1. Respect Website Policies
- Always check robots.txt first (the file at the site root that says which paths bots may visit)
- Follow site terms of service
- Implement proper delays between requests
- Honor crawl-delay directives (a robots.txt line telling bots how long to wait between hits)
- Stay within rate limits
- Identify your scraper (User-Agent)
- Request permission when needed
- Cache data when allowed
2. Resource Management
Two simple habits do most of the work: a rate limiter (caps how many requests you send per minute) and a cache (reuses a page you already fetched instead of asking for it again). The example below checks the cache first, only hits the network when allowed, and stores successful responses.
class ResponsibleScraper:
def __init__(self):
self.session = requests.Session()
self.rate_limiter = RateLimiter(max_requests=10, time_window=60)
self.cache = Cache()
def fetch_url(self, url):
# Check cache first
if cached := self.cache.get(url):
return cached
# Respect rate limits
with self.rate_limiter:
response = self.session.get(
url,
headers={'User-Agent': 'ResponsibleBot/1.0'}
)
# Cache valid responses
if response.status_code == 200:
self.cache.set(url, response.text)
return response.text
Technical Best Practices
1. Error Handling
Networks fail, pages time out, and servers return errors. A robust scraper expects this: it retries with backoff (waiting a little longer after each failure) and logs problems instead of crashing. The class below mounts an automatic 3-retry policy and wraps each fetch in try/except so one bad URL never stops the run.
class RobustScraper:
def __init__(self):
self.logger = logging.getLogger(__name__)

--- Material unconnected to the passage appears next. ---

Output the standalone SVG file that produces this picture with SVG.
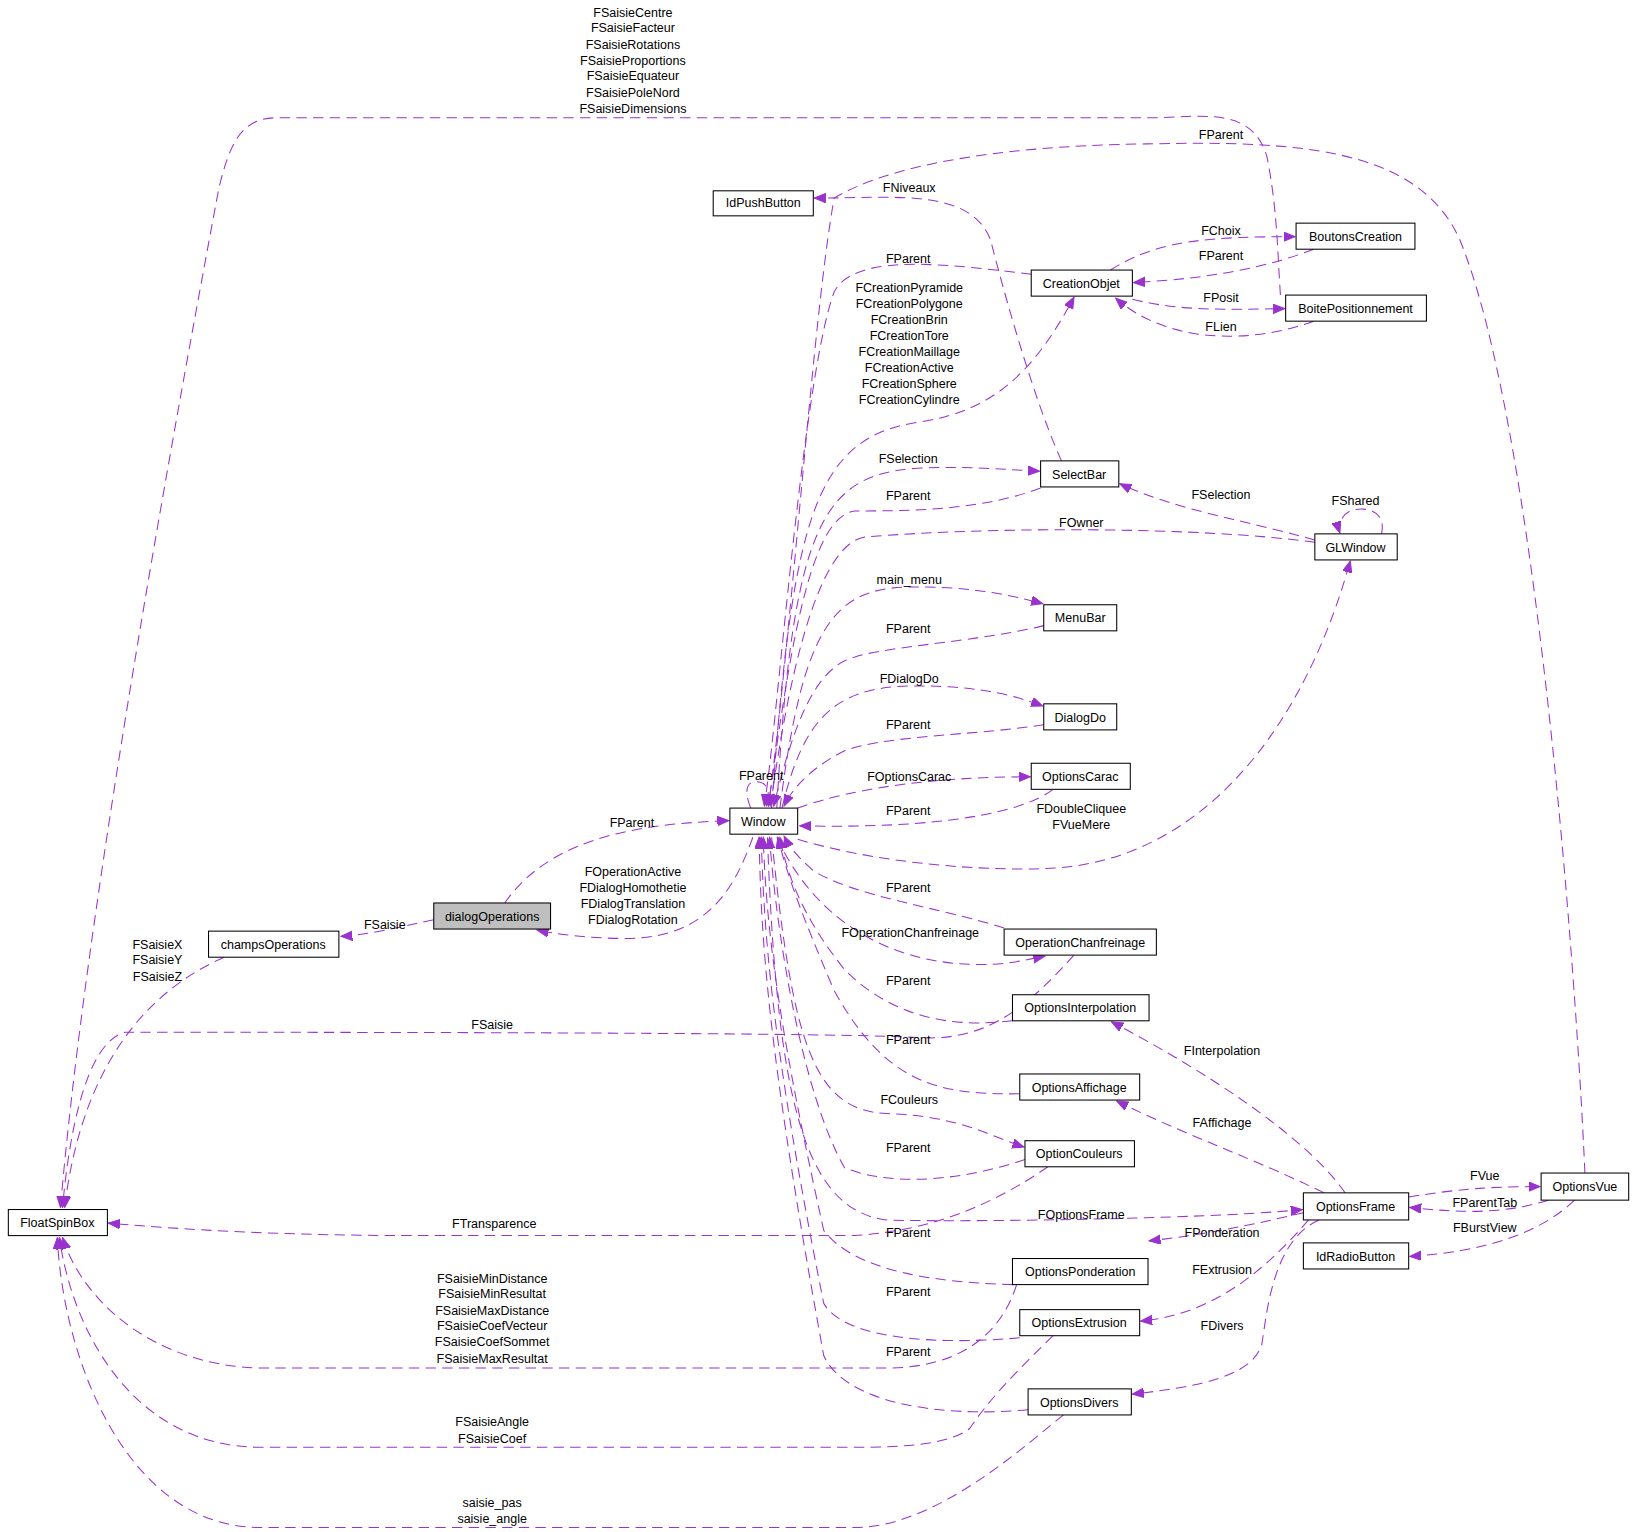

self.retries = Retry(total=3, backoff_factor=1)
self.session = requests.Session()
self.session.mount('http://', HTTPAdapter(max_retries=self.retries))
def safe_scrape(self, url):
try:
response = self.session.get(url, timeout=10)
response.raise_for_status()
return self.parse_content(response.text)
except requests.RequestException as e:
self.logger.error(f'Failed to fetch {url}: {e}')
return None
except Exception as e:
self.logger.error(f'Error processing {url}: {e}')
return None
2. Performance Optimization
Fetching pages one at a time is slow because most of the time is spent waiting on the network. Async code lets you wait on many requests at once. The example uses a Semaphore (a counter that caps how many requests run in parallel — here 10) so you go fast without flooding the site.
async def optimized_scraper():
async with aiohttp.ClientSession() as session:
tasks = []
async with asyncio.Semaphore(10) as sem:
for url in urls:
task = asyncio.ensure_future(bounded_fetch(url, session, sem))
tasks.append(task)
return await asyncio.gather(*tasks)
async def bounded_fetch(url, session, sem):
async with sem:
async with session.get(url) as response:
return await response.text()
Data Management
1. Storage Best Practices
Scraped pages are messy, so check and tidy each record before saving it. The manager below only stores data that passes validation, and trims stray whitespace from text fields first.
class DataManager:
def __init__(self):
self.db = Database()
self.validator = DataValidator()
def store_data(self, data):
if self.validator.is_valid(data):
self.db.insert(self.clean_data(data))
def clean_data(self, data):
return {
key: value.strip() if isinstance(value, str) else value
for key, value in data.items()
}
2. Validation & Cleaning
Validation is your early warning that a page changed or returned junk. This checker rejects a record if required fields are missing, the URL is malformed, or the timestamp isn't a number.
class DataValidator:
def validate_item(self, item):
required_fields = ['title', 'url', 'timestamp']
# Check required fields
if not all(field in item for field in required_fields):
return False
# Validate URL format
if not self.is_valid_url(item['url']):
return False
# Validate data types
if not isinstance(item['timestamp'], (int, float)):
return False
return True
Security Considerations
1. Authentication Handling
If a site needs a login, handle credentials carefully and keep the connection encrypted. The example posts login details over HTTPS with verify=True, which checks the site's SSL certificate (SSL/TLS is the encryption behind https) so you aren't tricked into talking to an imposter server.
class SecureScraper:
def __init__(self):
self.session = requests.Session()
self.credentials = self.load_credentials()
def login(self):
return self.session.post(
'https://example.com/login',
data=self.credentials,
headers={'User-Agent': 'SecureBot/1.0'},
verify=True # SSL verification
)
2. Data Protection
If you collect anything sensitive, encrypt it before it touches disk. Here Fernet (a ready-made symmetric encryption helper from Python's cryptography library) scrambles the data with a secret key so a leaked database is useless without that key.
class DataProtection:
def __init__(self):
self.encryption_key = load_key()
def store_sensitive_data(self, data):
encrypted_data = self.encrypt_data(data)
self.db.store(encrypted_data)
def encrypt_data(self, data):
return Fernet(self.encryption_key).encrypt(
json.dumps(data).encode()
)
Monitoring & Maintenance
1. Health Checks
A scraper can quietly break when a site changes its layout, so watch its vital signs. The monitor below tracks memory use, success rate, response time, and recent errors, and fires an alert when something looks wrong.
class ScraperMonitor:
def check_health(self):
metrics = {
'memory_usage': self.get_memory_usage(),
'success_rate': self.calculate_success_rate(),
'average_response_time': self.get_avg_response_time(),
'errors_last_hour': self.count_recent_errors()
}
if self.should_alert(metrics):
self.send_alert(metrics)
2. Logging Best Practices
Good logs are how you find out what went wrong after the fact. This setup timestamps every message and writes it both to a file (scraper.log) and to the screen, so you can debug live or review later.
def setup_logging():
logging.basicConfig(
level=logging.INFO,
format='%(asctime)s - %(name)s - %(levelname)s - %(message)s',
handlers=[
logging.FileHandler('scraper.log'),
logging.StreamHandler()
]
)
Remember: Good web scraping practices ensure sustainability, reliability, and respect for web resources while maintaining high-quality data collection.